The application would be dismissed.

 

On the facts, there was clearly a serious issue to be tried on the unfair prejudice petition. In respect of the balance of convenience, the following factors were of relevance. First, the removal of the applicant and his replacement by the first respondent would risk damaging the company's goodwill, although not the value of its fixed assets; however, the company's value was unlikely to be so diminished that the applicant could not be properly compensated, bearing in mind the size of the company's assets and its insignificant liabilities. Second, if the value of the company did fall while under the management of the applicant and first respondent, it would be difficult to ascertain if any such fall was the fault of the first respondent or of market forces. However, bad business judgment was not in itself the proper subject matter of compensation by way of unfair prejudice proceedings; the applicant's real remedy was not to be kept permanently in control of the company against the wishes of the majority shareholders, but to be properly compensated for his exclusion. Finally, the first respondent herself risked real prejudice through being wrongly kept out of the control of the business if the applicant's petition turned out to be unfounded. Moreover, the consequence of granting an injunction in the circumstances of the instant case would be the continuation of a business relationship between two people who could not get on; although the applicant would be in control of the subsidiaries in Finland and the first respondent of the London company, they would have to deal with one another because in reality they were running one business. It was also appropriate to have regard to the possible duration of the interim period, and the possible final result of the substantive proceedings. The former was of uncertain duration. Regarding the latter, either the first respondent would succeed on the petition so that she would be in undisputed majority control, or the applicant would win and have the prospect of being properly compensated.
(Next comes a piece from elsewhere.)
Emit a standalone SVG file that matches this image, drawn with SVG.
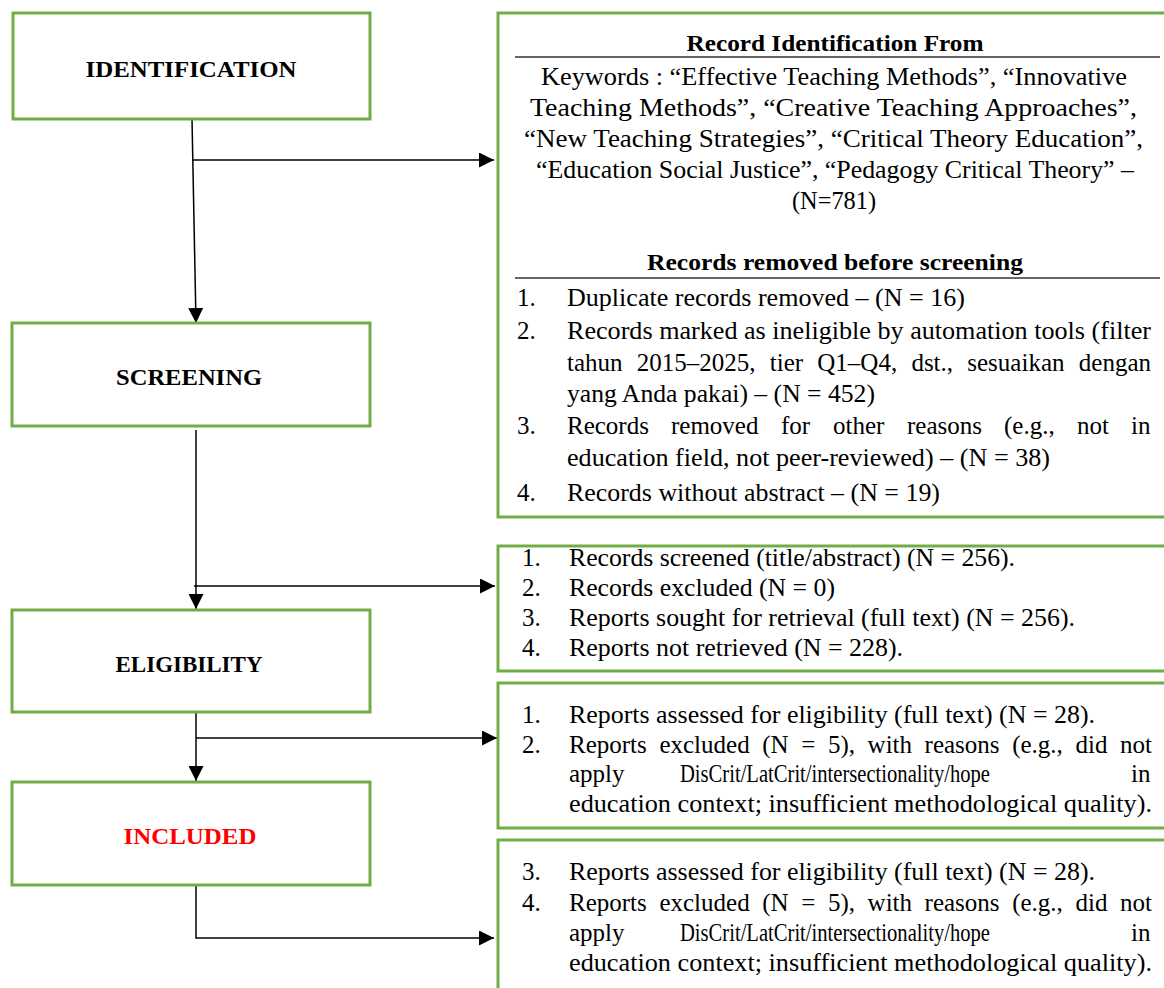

Whichever outcome eventuated, the overwhelming likelihood was that the applicant would not be left in control of any part of the business; it followed that an interim regime designed to prolong the opposite state of affairs was not strongly attractive. In all those circumstances, there appeared to be little point in postponing the inevitable handing over of control of the whole company's business to the first respondent.

 

American Cyanamid Co v Ethicon Ltd [1975] 1 All ER 504 applied.